The Townsends Inlet Bridge has been closed since September for a major reconstruction project.

By Donald Wittkowski

In the first bit of encouraging news in months, the reconstruction project for the Townsends Inlet Bridge connecting Sea Isle City with Avalon is now progressing better than expected and the span may reopen as soon as July 30, Cape May County announced Friday. 

Closed since last September for an $8.6 million repair project, the 80-year-old bridge was originally supposed to reopen before Memorial Day weekend. However, the county disclosed in March that construction delays would push back the completion date until sometime in “late summer.” 

The announcement Friday clarified the late summer timetable to specify that July 30 is now the target date to reopen. Favorable weather has helped construction crews finish a number of critical parts of the project and work “has progressed better than projected,” the county said in a statement. 

“As a result of this progress, we anticipate being able to open the bridge earlier than late summer as initially projected.” The statement said. “Currently, we project a probable opening date to be on or about July 30. While we have a reasonable level of confidence supporting this earlier date, there remain a number of critical construction activities to be completed in the next three weeks that could have an impact on the final completion date.” 

Sea Isle Mayor Leonard Desiderio, who also serves as a Cape May County freeholder, welcomed the latest news about the bridge, but tempered his optimism. He pointed out that the original deadline of May 22 for completing the bridge work was missed, so the revised timetable of July 30 should be greeted with some caution. 

“I’m very happy to hear this, but seeing is believing,” Desiderio said. “I’m not going to get too excited until we get down the stretch and see if July 30 is for real.” 

He added that he has been receiving regular reports about the bridge work from fellow Freeholder Will Morey, who remains optimistic that the project is back on track. 

Desiderio and Avalon Mayor Martin Pagliughi have repeatedly warned about the negative economic impact on both towns by having such a vital transportation link closed down during the height of the summer tourism season. 

“It’s going to hurt all of us,” Desiderio said. 

(Drone video of Townsends Inlet Bridge courtesy of Remington & Vernick Engineers)

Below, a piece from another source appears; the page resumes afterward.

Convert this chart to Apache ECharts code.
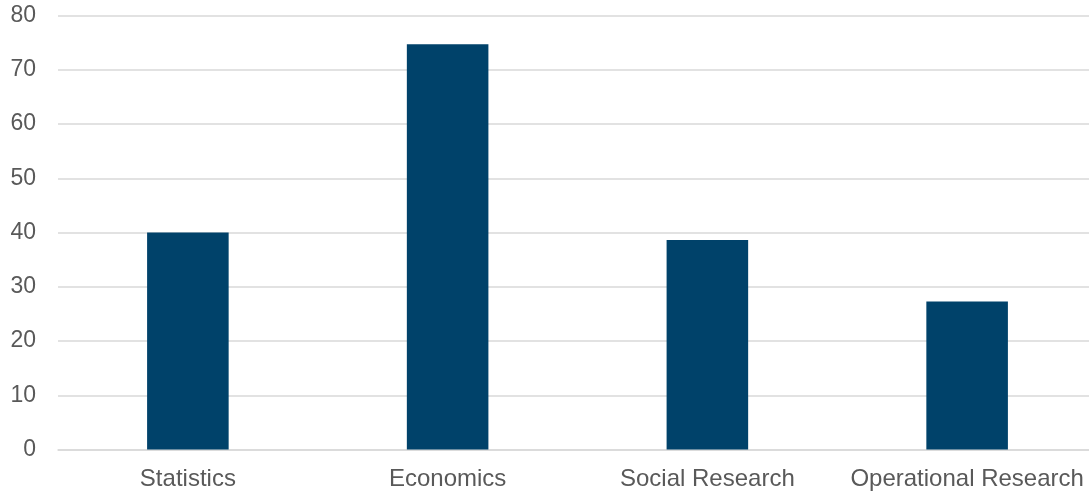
<!DOCTYPE html>
<html>
<head>
<meta charset="utf-8">
<style>
html,body{margin:0;padding:0;background:#fff;}
#chart{width:1089px;height:496px;}
</style>
<script src="https://cdn.jsdelivr.net/npm/echarts@6/dist/echarts.min.js"></script>
</head>
<body>
<div id="chart"></div>
<script>
const categories = ["Statistics", "Economics", "Social Research", "Operational Research"];
const values = [40.0, 74.7, 38.6, 27.3];
const yMin = 0, yMax = 80, yInterval = 10;

const chart = echarts.init(document.getElementById('chart'), null, {renderer: 'canvas'});
chart.setOption({
  animation: false,
  grid: {left: 58, top: 15.5, width: 1039, height: 434, containLabel: false, outerBoundsMode: 'none'},
  xAxis: {
    type: 'category',
    data: categories,
    axisLine: {show: true, lineStyle: {color: '#d9d9d9', width: 1.5}},
    axisTick: {show: false},
    axisLabel: {color: '#595959', fontSize: 24, fontFamily: 'Liberation Sans, Arial, sans-serif', margin: 18, interval: 0}
  },
  yAxis: {
    type: 'value',
    min: yMin, max: yMax, interval: yInterval,
    axisLine: {show: false},
    axisTick: {show: false},
    splitLine: {lineStyle: {color: '#d9d9d9', width: 1.5}},
    axisLabel: {color: '#595959', fontSize: 23, fontFamily: 'Liberation Sans, Arial, sans-serif', margin: 22}
  },
  series: [{
    type: 'bar',
    data: values,
    barWidth: '31.4%',
    itemStyle: {color: '#00426A'}
  }]
});
</script>
</body>
</html>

Boosted by gorgeous weather, Memorial Day weekend proved to be a blockbuster start to the summer tourism season at the Jersey Shore. Desiderio, though, is worried that the bridge shutdown could discourage visitors from heading to Sea Isle and Avalon in June, when tourism usually slows down somewhat before gearing up again in July. 

With the bridge out of service, motorists must follow a lengthy detour on the Garden State Parkway or Route 9 for trips between Sea Isle and Avalon. They now have to endure about a 30-mile round-trip journey between both towns instead of taking a short hop over the bridge. 

Built in 1939, the antiquated bridge has gone through a series of shutdowns in recent years for structural repairs, maintenance work and related road construction. Estimates to build an entirely new bridge range from $105 million to $175 million, but the county does not have the money. 

The repair project underway now is designed to replace seven deteriorated spans on the Avalon side. 

Construction crews are currently focusing on completing the piers that support the bridge. If work proceeds as expected, the bridge deck should be done by June 21, the county said. Work on the final components such as the sidewalks and safety railing would follow before the bridge could reopen to traffic. 

“The county has worked cooperatively with the contractor and engineering teams in order to advance quality work as quickly and responsibly as possible,” the county’s statement said. “Additionally, we continue to explore options to consolidate the construction schedule by permitting contract work to proceed concurrently where feasible.” 

“We have also authorized acceptable changes in the methods of the work completion to accommodate our goal of reducing the remaining project schedule due to our keen awareness of the inconvenience this bridge closure has on the public and our continued focus on obtaining the earliest opening date possible,” the statement added.

A massive crane sitting on top of a barge is part of the heavy construction equipment being used to repair the bridge.